[DATA SHOWN]
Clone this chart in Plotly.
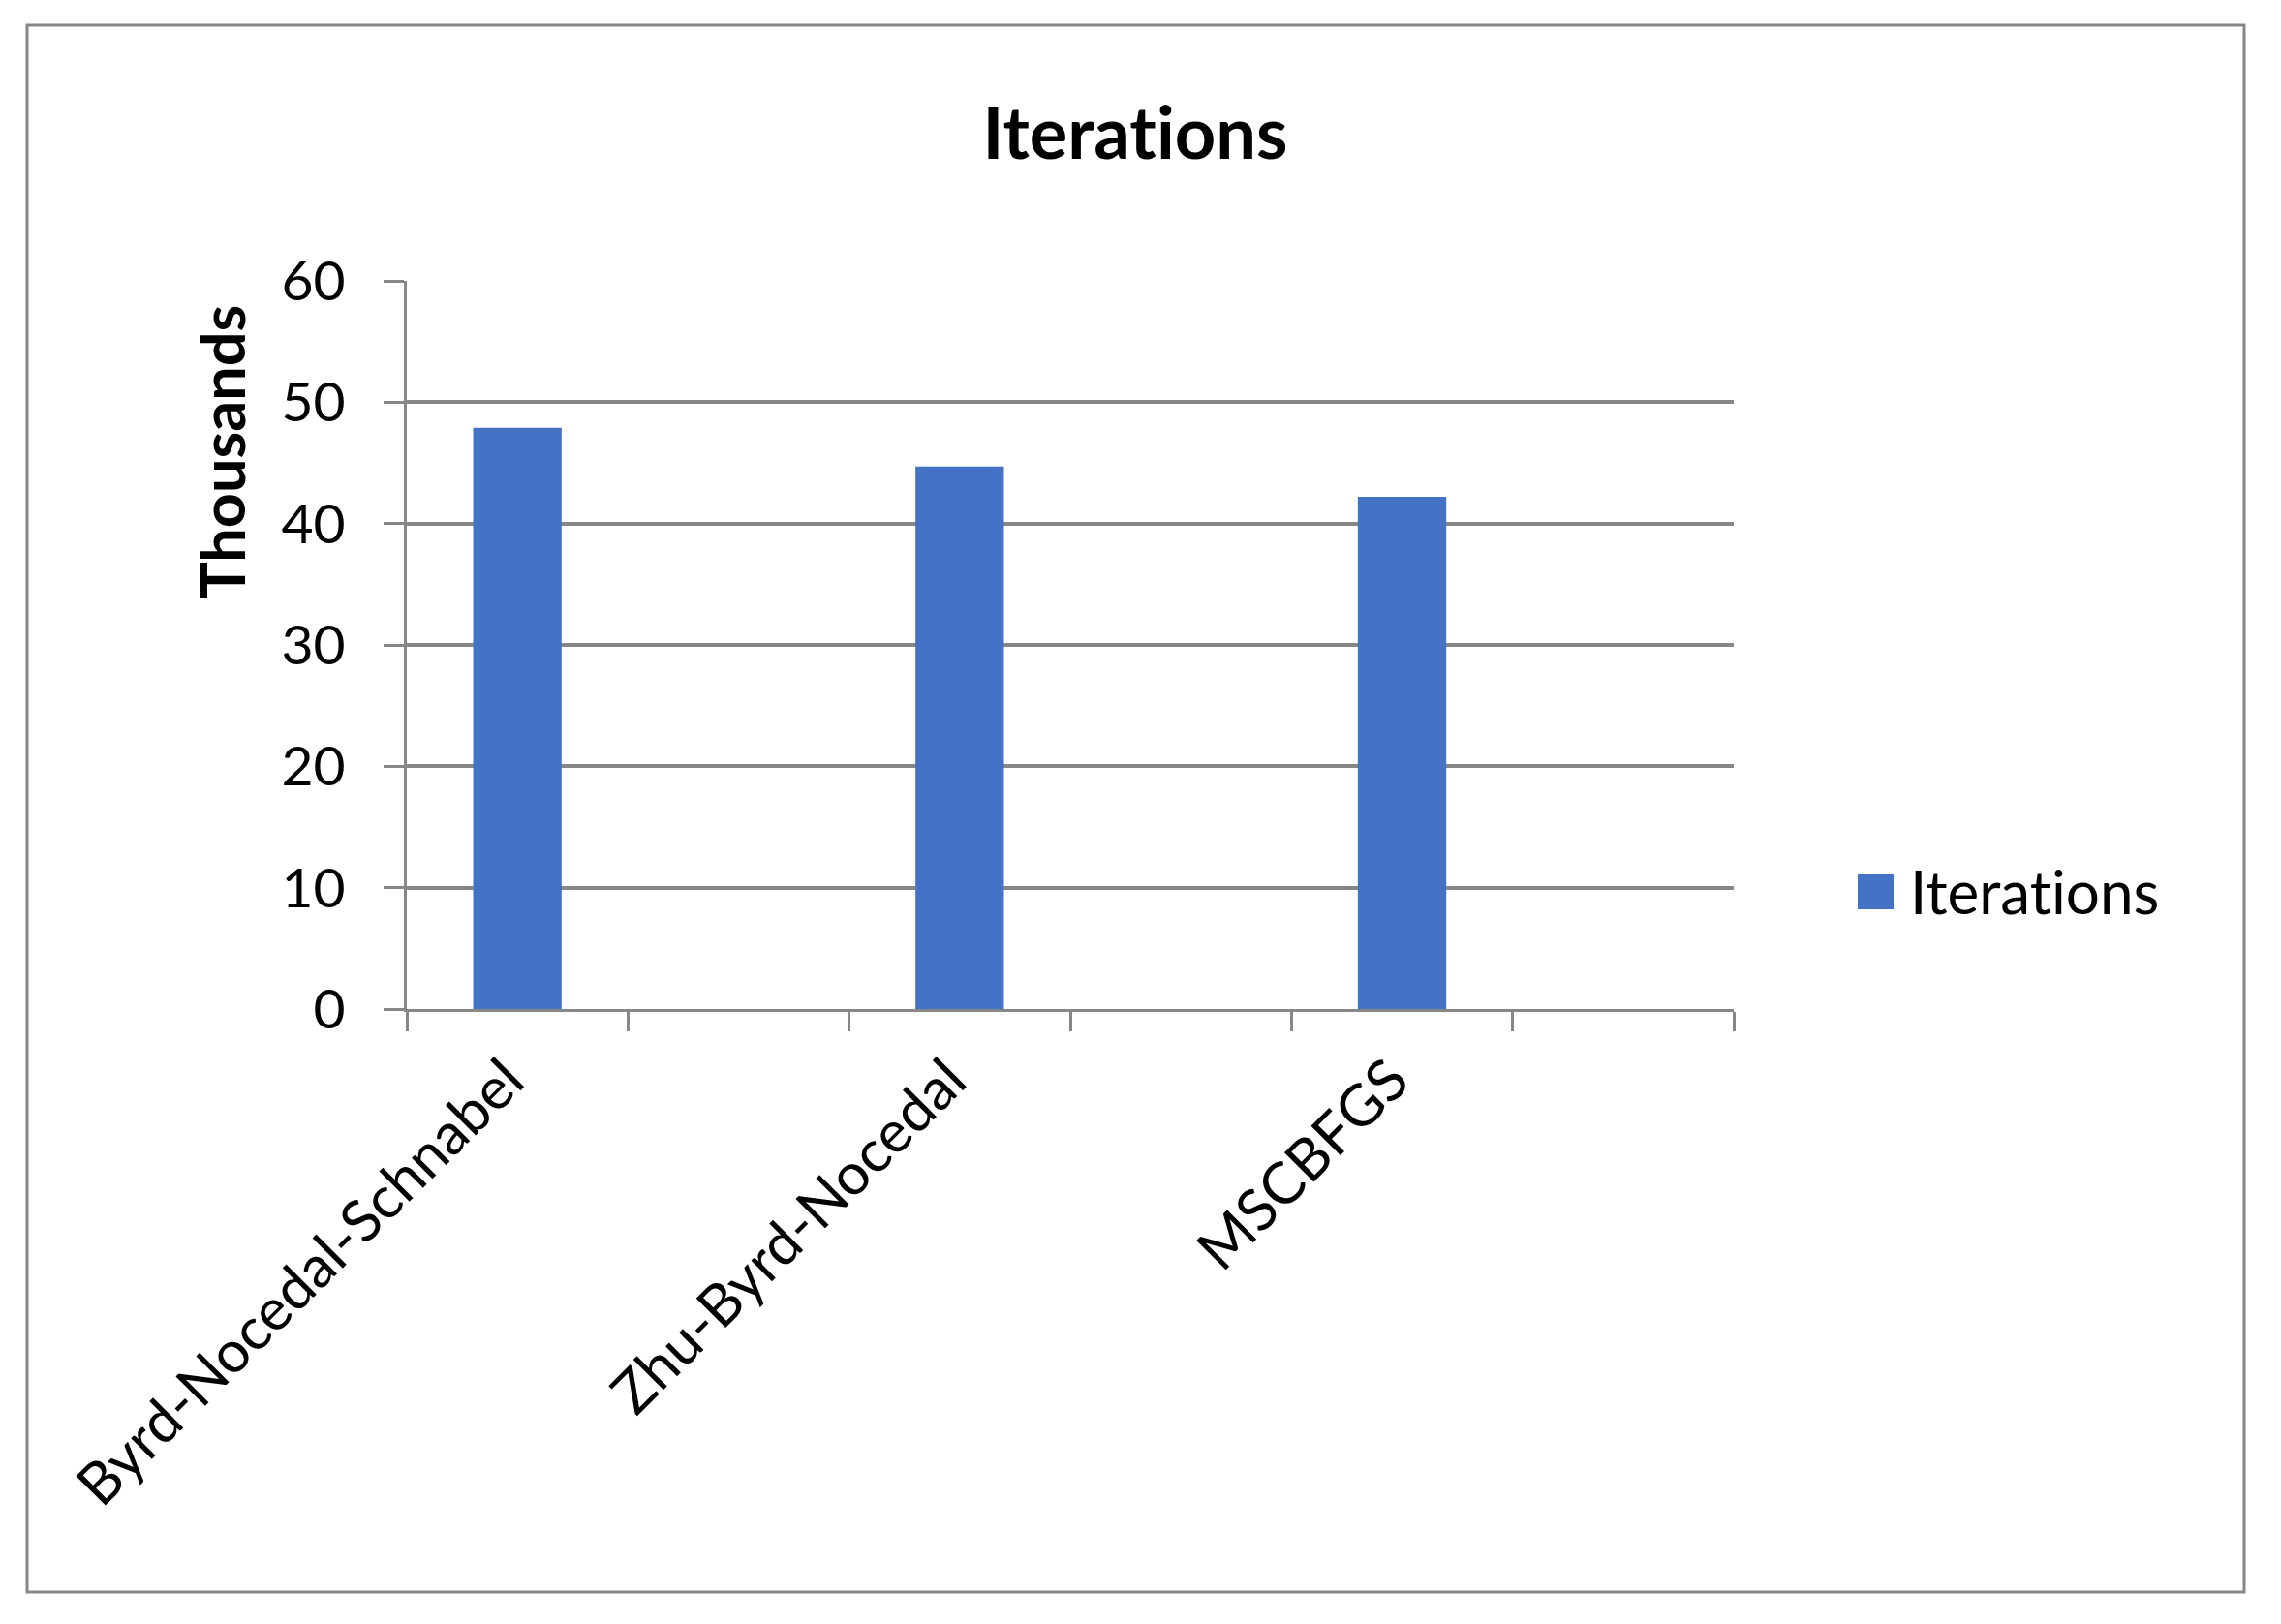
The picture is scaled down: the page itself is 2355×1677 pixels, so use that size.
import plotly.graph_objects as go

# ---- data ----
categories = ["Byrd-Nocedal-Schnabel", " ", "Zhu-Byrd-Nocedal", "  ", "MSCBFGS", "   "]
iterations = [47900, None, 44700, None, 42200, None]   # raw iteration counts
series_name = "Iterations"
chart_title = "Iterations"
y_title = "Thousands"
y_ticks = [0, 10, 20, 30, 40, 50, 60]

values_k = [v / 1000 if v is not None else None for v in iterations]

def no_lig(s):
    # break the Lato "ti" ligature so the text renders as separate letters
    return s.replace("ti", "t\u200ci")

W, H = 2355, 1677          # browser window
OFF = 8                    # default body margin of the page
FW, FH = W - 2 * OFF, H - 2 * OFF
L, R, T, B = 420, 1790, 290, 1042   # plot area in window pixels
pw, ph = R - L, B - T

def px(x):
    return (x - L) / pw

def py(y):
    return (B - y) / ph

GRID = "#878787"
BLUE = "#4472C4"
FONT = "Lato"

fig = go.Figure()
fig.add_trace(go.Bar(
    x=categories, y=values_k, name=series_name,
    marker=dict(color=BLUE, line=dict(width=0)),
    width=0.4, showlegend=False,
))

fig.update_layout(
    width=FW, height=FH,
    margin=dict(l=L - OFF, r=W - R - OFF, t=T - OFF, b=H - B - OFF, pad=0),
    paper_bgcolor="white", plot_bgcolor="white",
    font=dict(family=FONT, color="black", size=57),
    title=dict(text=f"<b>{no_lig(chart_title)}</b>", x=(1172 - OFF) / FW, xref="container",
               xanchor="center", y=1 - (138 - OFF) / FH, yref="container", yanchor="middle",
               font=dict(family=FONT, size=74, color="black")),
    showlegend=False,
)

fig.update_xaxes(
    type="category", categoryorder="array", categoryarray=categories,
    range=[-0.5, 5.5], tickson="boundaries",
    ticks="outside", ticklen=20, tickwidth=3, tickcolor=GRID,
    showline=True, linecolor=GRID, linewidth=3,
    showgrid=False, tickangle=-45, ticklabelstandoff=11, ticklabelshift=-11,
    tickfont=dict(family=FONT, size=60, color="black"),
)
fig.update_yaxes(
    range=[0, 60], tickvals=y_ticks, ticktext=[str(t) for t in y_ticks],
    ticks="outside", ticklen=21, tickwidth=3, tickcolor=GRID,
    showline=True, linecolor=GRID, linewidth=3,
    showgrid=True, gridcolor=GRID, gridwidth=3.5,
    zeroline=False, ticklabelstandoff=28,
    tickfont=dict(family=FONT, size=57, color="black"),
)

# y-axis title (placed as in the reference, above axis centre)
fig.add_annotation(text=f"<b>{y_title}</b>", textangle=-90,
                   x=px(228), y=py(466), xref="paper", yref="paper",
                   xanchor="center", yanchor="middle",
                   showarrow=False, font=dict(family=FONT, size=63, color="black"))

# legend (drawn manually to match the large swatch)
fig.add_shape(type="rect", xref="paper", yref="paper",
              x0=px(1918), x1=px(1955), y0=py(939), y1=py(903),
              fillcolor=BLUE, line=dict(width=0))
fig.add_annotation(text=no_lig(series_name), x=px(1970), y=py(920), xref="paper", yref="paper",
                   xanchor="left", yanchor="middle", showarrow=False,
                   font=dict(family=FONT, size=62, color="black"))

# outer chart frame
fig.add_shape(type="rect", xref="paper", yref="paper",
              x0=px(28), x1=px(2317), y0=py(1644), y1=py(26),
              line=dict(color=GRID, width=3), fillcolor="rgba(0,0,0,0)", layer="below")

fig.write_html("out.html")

[WRITTEN EXERCISE] Return nothing but the lines running from the line with "The picture is" through the line with "import plotly.graph_objects as go", exactly as they appear.

[ANSWER FOR THE TASK]
The picture is scaled down: the page itself is 2355×1677 pixels, so use that size.
import plotly.graph_objects as go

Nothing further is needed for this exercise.